Saying this in a general way as I have is easy, where expertise comes in is in knowing the hows and whys and wheres and whens of it -- and I certainly hope that Kerry's got some people who can think that way, because we're gonna need them.)
Addenda: Publius, again, says a similar thing, that Kerry shouldn't get caught in the trap of debating whether Bush has "resolve" or not, instead he should move the goalposts and change the terms of the debate to whether Bush is competent to do the job.

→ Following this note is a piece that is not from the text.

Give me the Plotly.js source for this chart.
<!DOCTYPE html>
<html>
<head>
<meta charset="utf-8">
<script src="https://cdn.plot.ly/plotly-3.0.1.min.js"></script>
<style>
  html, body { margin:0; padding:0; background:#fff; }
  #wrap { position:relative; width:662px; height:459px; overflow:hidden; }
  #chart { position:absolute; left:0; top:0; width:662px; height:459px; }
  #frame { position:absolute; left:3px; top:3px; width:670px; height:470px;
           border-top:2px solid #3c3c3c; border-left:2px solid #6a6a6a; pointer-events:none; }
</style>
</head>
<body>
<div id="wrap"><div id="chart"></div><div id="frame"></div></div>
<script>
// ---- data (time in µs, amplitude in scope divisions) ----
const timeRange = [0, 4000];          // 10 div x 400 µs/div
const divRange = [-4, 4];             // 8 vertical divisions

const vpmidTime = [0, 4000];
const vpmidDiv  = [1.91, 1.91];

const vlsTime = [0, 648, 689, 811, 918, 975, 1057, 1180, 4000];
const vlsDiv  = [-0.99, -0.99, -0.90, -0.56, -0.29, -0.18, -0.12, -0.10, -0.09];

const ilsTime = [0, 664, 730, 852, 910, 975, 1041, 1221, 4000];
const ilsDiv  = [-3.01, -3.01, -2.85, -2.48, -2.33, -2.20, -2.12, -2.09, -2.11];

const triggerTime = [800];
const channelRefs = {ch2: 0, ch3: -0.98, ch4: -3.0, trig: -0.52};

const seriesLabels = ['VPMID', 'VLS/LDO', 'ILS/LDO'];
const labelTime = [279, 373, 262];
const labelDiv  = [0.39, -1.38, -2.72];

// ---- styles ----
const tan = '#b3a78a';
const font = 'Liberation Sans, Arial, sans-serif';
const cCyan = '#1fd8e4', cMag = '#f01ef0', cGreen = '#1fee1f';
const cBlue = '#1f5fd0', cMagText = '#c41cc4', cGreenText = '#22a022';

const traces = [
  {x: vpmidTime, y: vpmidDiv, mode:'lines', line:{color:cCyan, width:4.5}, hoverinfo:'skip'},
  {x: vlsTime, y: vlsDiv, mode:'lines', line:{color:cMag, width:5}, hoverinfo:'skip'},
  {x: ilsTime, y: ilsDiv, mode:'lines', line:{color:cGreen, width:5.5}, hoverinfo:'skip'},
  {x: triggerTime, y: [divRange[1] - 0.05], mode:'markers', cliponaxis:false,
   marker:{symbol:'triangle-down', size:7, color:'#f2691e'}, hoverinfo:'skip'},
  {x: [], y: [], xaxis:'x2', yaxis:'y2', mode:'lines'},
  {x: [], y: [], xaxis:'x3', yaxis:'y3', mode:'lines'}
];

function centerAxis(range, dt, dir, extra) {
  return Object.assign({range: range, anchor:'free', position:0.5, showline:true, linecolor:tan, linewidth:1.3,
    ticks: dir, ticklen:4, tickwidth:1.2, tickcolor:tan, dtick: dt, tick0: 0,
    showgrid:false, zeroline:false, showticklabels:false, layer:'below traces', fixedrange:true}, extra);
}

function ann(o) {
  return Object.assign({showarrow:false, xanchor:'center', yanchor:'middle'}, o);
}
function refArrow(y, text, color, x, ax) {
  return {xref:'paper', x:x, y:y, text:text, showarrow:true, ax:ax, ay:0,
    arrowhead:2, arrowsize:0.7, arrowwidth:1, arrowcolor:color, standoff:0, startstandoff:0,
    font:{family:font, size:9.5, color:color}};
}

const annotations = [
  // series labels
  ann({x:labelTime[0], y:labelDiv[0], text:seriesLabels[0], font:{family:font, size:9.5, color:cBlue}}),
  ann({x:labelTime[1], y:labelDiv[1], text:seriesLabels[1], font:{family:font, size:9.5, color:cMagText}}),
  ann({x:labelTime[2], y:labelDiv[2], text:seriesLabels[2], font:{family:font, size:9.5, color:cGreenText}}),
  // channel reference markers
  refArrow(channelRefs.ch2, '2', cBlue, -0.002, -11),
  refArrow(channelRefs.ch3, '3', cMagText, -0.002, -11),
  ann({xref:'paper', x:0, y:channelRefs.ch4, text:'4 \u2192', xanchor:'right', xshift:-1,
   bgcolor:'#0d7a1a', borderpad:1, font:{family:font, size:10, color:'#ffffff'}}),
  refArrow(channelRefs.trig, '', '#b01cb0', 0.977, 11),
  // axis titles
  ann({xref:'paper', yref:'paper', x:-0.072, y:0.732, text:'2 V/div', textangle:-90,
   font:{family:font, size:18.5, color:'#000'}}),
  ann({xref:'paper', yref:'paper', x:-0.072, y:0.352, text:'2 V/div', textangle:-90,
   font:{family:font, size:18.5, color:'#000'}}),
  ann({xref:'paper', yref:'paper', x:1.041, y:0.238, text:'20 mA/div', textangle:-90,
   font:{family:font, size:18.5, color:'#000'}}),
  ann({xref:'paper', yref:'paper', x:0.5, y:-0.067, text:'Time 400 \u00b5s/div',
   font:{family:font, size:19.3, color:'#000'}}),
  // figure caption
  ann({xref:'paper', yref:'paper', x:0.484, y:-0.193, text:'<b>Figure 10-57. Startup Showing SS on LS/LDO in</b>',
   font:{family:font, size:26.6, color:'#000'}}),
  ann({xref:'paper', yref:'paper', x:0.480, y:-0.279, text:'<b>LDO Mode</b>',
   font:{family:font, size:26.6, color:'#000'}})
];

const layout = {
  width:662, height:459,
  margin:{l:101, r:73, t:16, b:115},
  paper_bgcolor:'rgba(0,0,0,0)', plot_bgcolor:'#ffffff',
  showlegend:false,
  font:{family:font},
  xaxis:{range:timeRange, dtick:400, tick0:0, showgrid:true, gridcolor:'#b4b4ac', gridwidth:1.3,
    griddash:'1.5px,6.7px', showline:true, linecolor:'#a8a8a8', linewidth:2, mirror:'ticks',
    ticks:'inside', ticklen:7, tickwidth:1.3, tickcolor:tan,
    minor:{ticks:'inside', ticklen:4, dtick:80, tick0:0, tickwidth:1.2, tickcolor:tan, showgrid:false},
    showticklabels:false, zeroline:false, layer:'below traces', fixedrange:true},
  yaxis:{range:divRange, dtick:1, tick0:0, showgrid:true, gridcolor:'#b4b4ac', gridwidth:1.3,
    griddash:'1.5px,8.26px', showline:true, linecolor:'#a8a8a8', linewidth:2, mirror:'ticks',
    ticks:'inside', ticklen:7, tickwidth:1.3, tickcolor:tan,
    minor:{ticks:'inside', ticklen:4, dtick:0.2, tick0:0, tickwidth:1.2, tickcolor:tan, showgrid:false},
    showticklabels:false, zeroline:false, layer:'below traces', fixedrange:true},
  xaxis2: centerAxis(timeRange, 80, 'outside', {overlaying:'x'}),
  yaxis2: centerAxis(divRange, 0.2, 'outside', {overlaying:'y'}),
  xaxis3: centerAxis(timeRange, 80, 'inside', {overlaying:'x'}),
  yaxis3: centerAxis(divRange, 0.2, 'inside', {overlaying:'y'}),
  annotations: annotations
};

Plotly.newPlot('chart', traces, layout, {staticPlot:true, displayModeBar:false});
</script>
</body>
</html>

Kerry or his surrogates should say something like: “The Republicans spent all week arguing that Bush has the resolve necessary to win the war on terror. We agree with them. The issue isn’t the President’s resolve, it’s whether he’s competent. His policies have been a failure on everything from national security to Iraq to the economy to stem cells to outsourcing. Normally, when people make mistakes, they change course. But not Bush. He himself has said that when he makes a decision, he sticks to it. Well, that’s the whole problem, Wolf. We have a President with a firm conviction to keep driving America off a cliff.”
(I've always thought that the competency issue can be a winner for Kerry, but many long-time pols are afraid of it, because Dukakis based his entire campaign on it. That was a really bad decision, but it shouldn't preclude using the ammunition that we've got when it's in our hands, or from framing the argument in a way that helps us.)